Parsing fragility. No reference implementation. Every parser is different. Links below.
No random access. Cannot read chain B without scanning chain A. For 200k+ atom structures this is a real bottleneck. Not a huge problem for a structural/comp biologist yet in practice, but already a tightening bottleneck for the ML models.
Residue numbering. Author vs. label vs. UniProt, insertion codes, no canonical mapping. See bioinformatics.stackexchange.com/questions/14210, proteopedia, also SAbR renumbering tool: github.com/delalamo/SAbR.
Ligand representation. 3-to-5-char Component IDs, bond orders in a separate dictionary, no inline SMILES, insufficient for conformational sampling (ligands frequently need SMILES as separate input).
Future scale. Current PDB deposition is one-structure-per-experiment. When cryo-ET subtomogram averaging routinely produces per-particle structures, or when high-throughput crystallography campaigns produce thousands of related structures, the deposition model will need to change. This is not yet a data storage problem for atomic models but an access, association, and transformation problem.
mmCIF models one experiment -> one structure. Insufficient
The alt_id mechanism is an ok tool for conformational heterogeneity: individual atoms carry a single-character label (A, B, C…) and an occupancy (summing to 1.0 within a residue). This means: each residue independently declares its own conformers; there is no way to state “alt A of residue 50 co-occurs with alt A of residue 80”; and occupancies are per-atom scalars with no associated uncertainty, free energy, or kinetic information. No way to capture continuous motion however and doesn’t yet scale to larger systems.
The CIF dictionary itself lacks conditionals and has no automatic schema validation. entity_poly_seq can’t be mandatory for files containing polymers because the dictionary language cannot express “if a polymer entity exists, require this category.” Documentation is scattered across IUCr, CCP4, and wwPDB sites with inconsistent coverage.

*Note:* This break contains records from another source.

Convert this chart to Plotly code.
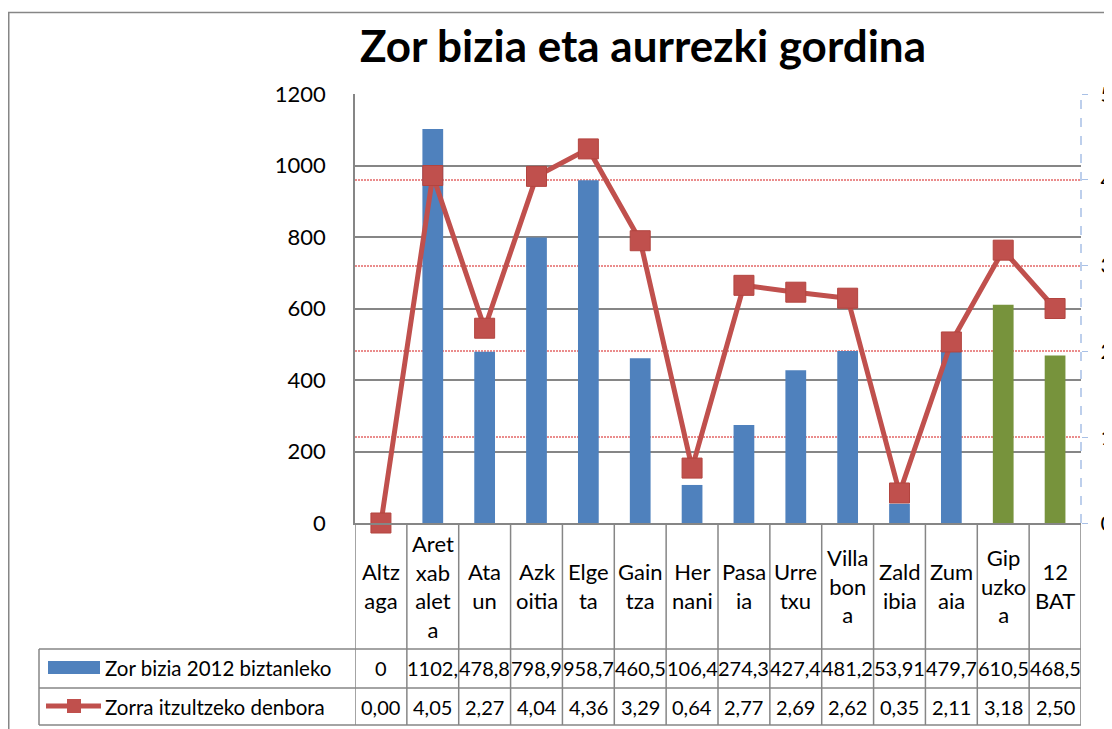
import plotly.graph_objects as go

# ---------------- data ----------------
categories = ["Altzaga", "Aretxabaleta", "Ataun", "Azkoitia", "Elgeta", "Gaintza", "Hernani",
              "Pasaia", "Urretxu", "Villabona", "Zaldibia", "Zumaia", "Gipuzkoa", "12 BAT"]
category_labels = ["Altz<br>aga", "Aret<br>xab<br>alet<br>a", "Ata<br>un", "Azk<br>oitia", "Elge<br>ta",
                   "Gain<br>tza", "Her<br>nani", "Pasa<br>ia", "Urre<br>txu", "Villa<br>bon<br>a",
                   "Zald<br>ibia", "Zum<br>aia", "Gip<br>uzko<br>a", "12<br>BAT"]
debt_per_capita = [0, 1102.4, 478.8, 798.9, 958.7, 460.5, 106.4, 274.3, 427.4, 481.2, 53.91, 479.7, 610.5, 468.5]
payback_years = [0.00, 4.05, 2.27, 4.04, 4.36, 3.29, 0.64, 2.77, 2.69, 2.62, 0.35, 2.11, 3.18, 2.50]
series_names = ["Zor bizia 2012 biztanleko", "Zorra itzultzeko denbora"]
title_text = "Zor bizia eta aurrezki gordina"
left_ticks = [0, 200, 400, 600, 800, 1000, 1200]
right_ticks = [0, 1, 2, 3, 4, 5]

BLUE = "#4F81BD"
GREEN = "#77933C"
RED = "#C0504D"
GRAY = "#868686"
FONT = "Lato"

bar_colors = [GREEN if c in ("Gipuzkoa", "12 BAT") else BLUE for c in categories]


def fmt_bar(v):
    s = ("%g" % v).replace(".", ",")
    if "," in s and len(s) > 5:
        s = s[:5]
    return s


def fmt_line(v):
    return ("%.2f" % v).replace(".", ",")


# ---------------- geometry (pixels, in window coordinates) ----------------
OFF = 8                      # default page body margin
W, H = 1112 - OFF, 729 - OFF  # figure size
PL, PR, PT, PB = 355, 1081, 94, 523


def px_x(x):
    return (x - PL) / (PR - PL)


def px_y(y):
    return (PB - y) / (PB - PT)


fig = go.Figure()
fig.add_trace(go.Bar(x=categories, y=debt_per_capita, marker=dict(color=bar_colors, line=dict(width=0)),
                     width=0.4, name=series_names[0], yaxis="y"))
fig.add_trace(go.Scatter(x=categories, y=payback_years, mode="lines+markers", name=series_names[1],
                         line=dict(color=RED, width=5), cliponaxis=False,
                         marker=dict(symbol="square", size=20, color=RED,
                                     line=dict(color="#B3443F", width=1)),
                         yaxis="y2"))

shapes = []
annotations = []

# table geometry
row_top, row_mid, row_bot = 649, 688, 725
for i in range(len(categories) + 1):
    shapes.append(dict(type="line", xref="x", yref="paper", x0=i - 0.5, x1=i - 0.5,
                       y0=px_y(row_bot), y1=0, line=dict(color=GRAY, width=1.5)))
for yy in (row_top, row_mid, row_bot):
    shapes.append(dict(type="line", xref="paper", yref="paper", x0=px_x(39), x1=1,
                       y0=px_y(yy), y1=px_y(yy), line=dict(color=GRAY, width=1.5)))
shapes.append(dict(type="line", xref="paper", yref="paper", x0=px_x(39), x1=px_x(39),
                   y0=px_y(row_bot), y1=px_y(row_top), line=dict(color=GRAY, width=1.5)))

# outer chart frame
shapes.append(dict(type="rect", xref="paper", yref="paper", x0=px_x(8.75), x1=px_x(1200),
                   y0=px_y(800), y1=px_y(12.5), line=dict(color=GRAY, width=1.5)))

# secondary axis dashed line
shapes.append(dict(type="line", xref="paper", yref="paper", x0=1, x1=1, y0=0, y1=1,
                   line=dict(color="#A8C0E6", width=1.5, dash="dash")))

# legend keys
shapes.append(dict(type="rect", xref="paper", yref="paper", x0=px_x(48), x1=px_x(100),
                   y0=px_y(674), y1=px_y(661), fillcolor=BLUE, line=dict(width=0)))
shapes.append(dict(type="line", xref="paper", yref="paper", x0=px_x(46), x1=px_x(101),
                   y0=px_y(706), y1=px_y(706), line=dict(color=RED, width=5)))
shapes.append(dict(type="rect", xref="paper", yref="paper", x0=px_x(67), x1=px_x(81),
                   y0=px_y(713), y1=px_y(699), fillcolor=RED, line=dict(width=0)))

# category labels
for c, lab in zip(categories, category_labels):
    annotations.append(dict(x=c, y=px_y(586), xref="x", yref="paper", text=lab, showarrow=False,
                            font=dict(family=FONT, size=22, color="black"), align="center",
                            xanchor="center", yanchor="middle"))
# values
for c, v, w in zip(categories, debt_per_capita, payback_years):
    annotations.append(dict(x=c, y=px_y(668), xref="x", yref="paper", text=fmt_bar(v), showarrow=False,
                            font=dict(family=FONT, size=20, color="black"), xanchor="center", yanchor="middle"))
    annotations.append(dict(x=c, y=px_y(707), xref="x", yref="paper", text=fmt_line(w), showarrow=False,
                            font=dict(family=FONT, size=20, color="black"), xanchor="center", yanchor="middle"))
# row headers
annotations.append(dict(x=px_x(103), y=px_y(668), xref="paper", yref="paper", text=series_names[0],
                        showarrow=False, font=dict(family=FONT, size=20.5, color="black"),
                        xanchor="left", yanchor="middle"))
annotations.append(dict(x=px_x(103), y=px_y(707), xref="paper", yref="paper", text=series_names[1],
                        showarrow=False, font=dict(family=FONT, size=20.5, color="black"),
                        xanchor="left", yanchor="middle"))

fig.update_layout(
    width=W, height=H,
    margin=dict(l=PL - OFF, r=W - (PR - OFF), t=PT - OFF, b=H - (PB - OFF), autoexpand=False),
    paper_bgcolor="white", plot_bgcolor="white",
    showlegend=False,
    title=dict(text="<b>" + title_text + "</b>", x=(643 - OFF) / W, xref="container", xanchor="center",
               y=1 - (47 - OFF) / H, yref="container", yanchor="middle",
               font=dict(family=FONT, size=44, color="black")),
    xaxis=dict(type="category", showticklabels=False, showgrid=False, ticks="",
               showline=True, linecolor=GRAY, linewidth=1.5, range=[-0.5, len(categories) - 0.5]),
    yaxis=dict(range=[0, 1200], tickvals=left_ticks, showgrid=True, gridcolor=GRAY, gridwidth=1.5,
               showline=True, linecolor=GRAY, linewidth=1.5, zeroline=False, ticks="",
               ticklabelstandoff=23, tickfont=dict(family=FONT, size=22, color="black")),
    yaxis2=dict(range=[0, 5], tickvals=right_ticks, overlaying="y", side="right", showgrid=True,
                gridcolor="#EA8C8C", gridwidth=1.5, griddash="2px,1px", zeroline=False,
                showline=False, ticks="outside", ticklen=6, tickcolor="#A8C0E6",
                ticklabelstandoff=8, tickfont=dict(family=FONT, size=22, color="black")),
    shapes=shapes,
    annotations=annotations,
)

fig.write_html("out.html")
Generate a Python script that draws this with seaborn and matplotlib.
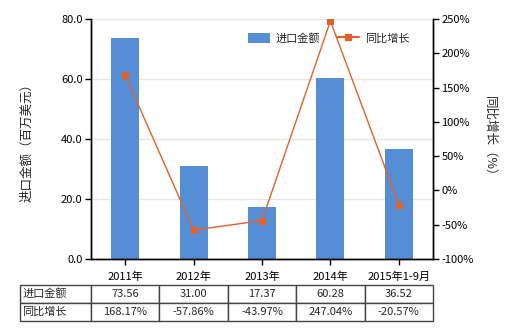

Atomic models are largely untethered from the experimental data that produced them. Maps in EMDB, raw images in EMPIAR, models in PDB – three archives, three accession systems, cross-referenced but not structurally integrated. A tighter connection between atomic coordinates and the density/potential from which they were derived would enable validation workflows, re-refinement, and heterogeneity analysis that currently require manual assembly of data from multiple sources.
Every GNN-based structure model constructs a molecular graph from parsed coordinates. This graph construction is reimplemented in every codebase (Graphein, AF2 data pipeline, OpenFold, ProteinMPNN, ESM-IF) and is a major preprocessing bottleneck. Specific problems:
BinaryCIF (David Sehnal / Mol* team, github.com/molstar/BinaryCIF) addresses the performance problem: binary-encoded mmCIF with column-wise compression, significantly smaller files and faster parsing than text mmCIF. Used by the PDB for Mol* visualization. But it’s a serialization optimization, not a data model change – it encodes the same categories and the same single-structure assumption.
The IHMCIF dictionary (the IHM working group extension, github.com/ihmwg/IHMCIF). This adds: discrete multi-state models, ordered ensembles (states connected by time or other ordering), multi-scale representations (atomic + coarse-grained beads in the same model), and spatial restraint descriptions. But: states remain discrete and independent, there is no thermodynamic annotation (or other flexible heterogeneity annotations either), no per-state uncertainty, no support for continuous distributions, and the text-file serialization doesn’t scale to large ensembles.